### Your task
Could the lines from the one with "What TikZ code" through the end of the listing be restated exactly, with nothing else included?

### Given data
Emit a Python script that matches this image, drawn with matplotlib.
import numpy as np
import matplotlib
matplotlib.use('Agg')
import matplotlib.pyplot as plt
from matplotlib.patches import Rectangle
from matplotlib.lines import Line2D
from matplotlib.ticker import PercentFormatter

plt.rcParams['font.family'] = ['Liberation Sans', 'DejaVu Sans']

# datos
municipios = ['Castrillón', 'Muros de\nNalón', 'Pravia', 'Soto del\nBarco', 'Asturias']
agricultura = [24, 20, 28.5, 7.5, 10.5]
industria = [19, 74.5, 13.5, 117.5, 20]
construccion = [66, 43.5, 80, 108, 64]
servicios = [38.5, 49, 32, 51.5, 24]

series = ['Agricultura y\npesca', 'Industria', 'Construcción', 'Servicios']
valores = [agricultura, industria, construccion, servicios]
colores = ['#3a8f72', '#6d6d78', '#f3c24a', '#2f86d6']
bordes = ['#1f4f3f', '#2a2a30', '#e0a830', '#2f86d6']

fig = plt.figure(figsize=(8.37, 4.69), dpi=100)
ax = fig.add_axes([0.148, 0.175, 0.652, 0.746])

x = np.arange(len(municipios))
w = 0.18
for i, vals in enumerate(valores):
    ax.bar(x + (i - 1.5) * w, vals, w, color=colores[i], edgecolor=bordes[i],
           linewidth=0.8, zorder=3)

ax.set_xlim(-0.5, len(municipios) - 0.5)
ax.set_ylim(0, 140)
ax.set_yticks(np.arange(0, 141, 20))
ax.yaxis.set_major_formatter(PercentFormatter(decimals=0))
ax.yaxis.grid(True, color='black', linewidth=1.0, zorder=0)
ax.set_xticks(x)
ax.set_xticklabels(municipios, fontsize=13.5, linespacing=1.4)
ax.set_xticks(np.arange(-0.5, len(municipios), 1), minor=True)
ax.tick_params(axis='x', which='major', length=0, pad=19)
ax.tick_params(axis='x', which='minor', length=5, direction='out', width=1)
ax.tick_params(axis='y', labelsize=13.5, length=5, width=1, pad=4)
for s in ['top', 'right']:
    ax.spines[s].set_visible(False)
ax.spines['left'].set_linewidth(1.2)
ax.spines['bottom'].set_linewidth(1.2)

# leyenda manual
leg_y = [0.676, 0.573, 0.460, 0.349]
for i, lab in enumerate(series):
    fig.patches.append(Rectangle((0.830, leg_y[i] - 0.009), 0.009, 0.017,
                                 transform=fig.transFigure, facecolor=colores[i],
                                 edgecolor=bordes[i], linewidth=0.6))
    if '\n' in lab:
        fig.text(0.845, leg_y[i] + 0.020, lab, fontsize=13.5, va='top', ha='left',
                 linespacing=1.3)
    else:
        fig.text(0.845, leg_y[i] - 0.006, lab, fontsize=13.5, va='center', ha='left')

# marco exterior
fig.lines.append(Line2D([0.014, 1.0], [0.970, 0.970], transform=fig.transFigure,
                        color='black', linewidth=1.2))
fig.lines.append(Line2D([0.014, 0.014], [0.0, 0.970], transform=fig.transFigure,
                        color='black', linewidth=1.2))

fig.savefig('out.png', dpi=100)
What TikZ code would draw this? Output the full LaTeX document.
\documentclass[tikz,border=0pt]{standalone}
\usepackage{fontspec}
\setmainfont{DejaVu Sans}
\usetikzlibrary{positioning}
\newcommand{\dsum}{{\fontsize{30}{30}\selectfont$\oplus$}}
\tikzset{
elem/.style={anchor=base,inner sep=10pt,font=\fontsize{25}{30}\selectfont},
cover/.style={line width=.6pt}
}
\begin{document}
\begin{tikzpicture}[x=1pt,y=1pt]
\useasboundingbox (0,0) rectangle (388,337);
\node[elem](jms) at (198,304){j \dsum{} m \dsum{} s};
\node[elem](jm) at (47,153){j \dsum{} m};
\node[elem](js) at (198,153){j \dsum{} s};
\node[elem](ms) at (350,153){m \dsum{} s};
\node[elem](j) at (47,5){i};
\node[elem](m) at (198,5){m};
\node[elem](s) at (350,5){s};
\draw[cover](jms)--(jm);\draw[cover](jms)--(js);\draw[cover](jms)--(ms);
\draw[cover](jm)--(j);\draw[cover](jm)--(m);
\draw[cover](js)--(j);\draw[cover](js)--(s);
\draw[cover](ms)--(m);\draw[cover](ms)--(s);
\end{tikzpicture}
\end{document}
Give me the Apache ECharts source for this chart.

### Reply
What TikZ code would draw this? Output the full LaTeX document.
\documentclass[tikz,border=0pt]{standalone}
\usepackage{fontspec}
\setmainfont{DejaVu Sans}
\usetikzlibrary{positioning}
\newcommand{\dsum}{{\fontsize{30}{30}\selectfont$\oplus$}}
\tikzset{
elem/.style={anchor=base,inner sep=10pt,font=\fontsize{25}{30}\selectfont},
cover/.style={line width=.6pt}
}
\begin{document}
\begin{tikzpicture}[x=1pt,y=1pt]
\useasboundingbox (0,0) rectangle (388,337);
\node[elem](jms) at (198,304){j \dsum{} m \dsum{} s};
\node[elem](jm) at (47,153){j \dsum{} m};
\node[elem](js) at (198,153){j \dsum{} s};
\node[elem](ms) at (350,153){m \dsum{} s};
\node[elem](j) at (47,5){i};
\node[elem](m) at (198,5){m};
\node[elem](s) at (350,5){s};
\draw[cover](jms)--(jm);\draw[cover](jms)--(js);\draw[cover](jms)--(ms);
\draw[cover](jm)--(j);\draw[cover](jm)--(m);
\draw[cover](js)--(j);\draw[cover](js)--(s);
\draw[cover](ms)--(m);\draw[cover](ms)--(s);
\end{tikzpicture}
\end{document}
Give me the Apache ECharts source for this chart.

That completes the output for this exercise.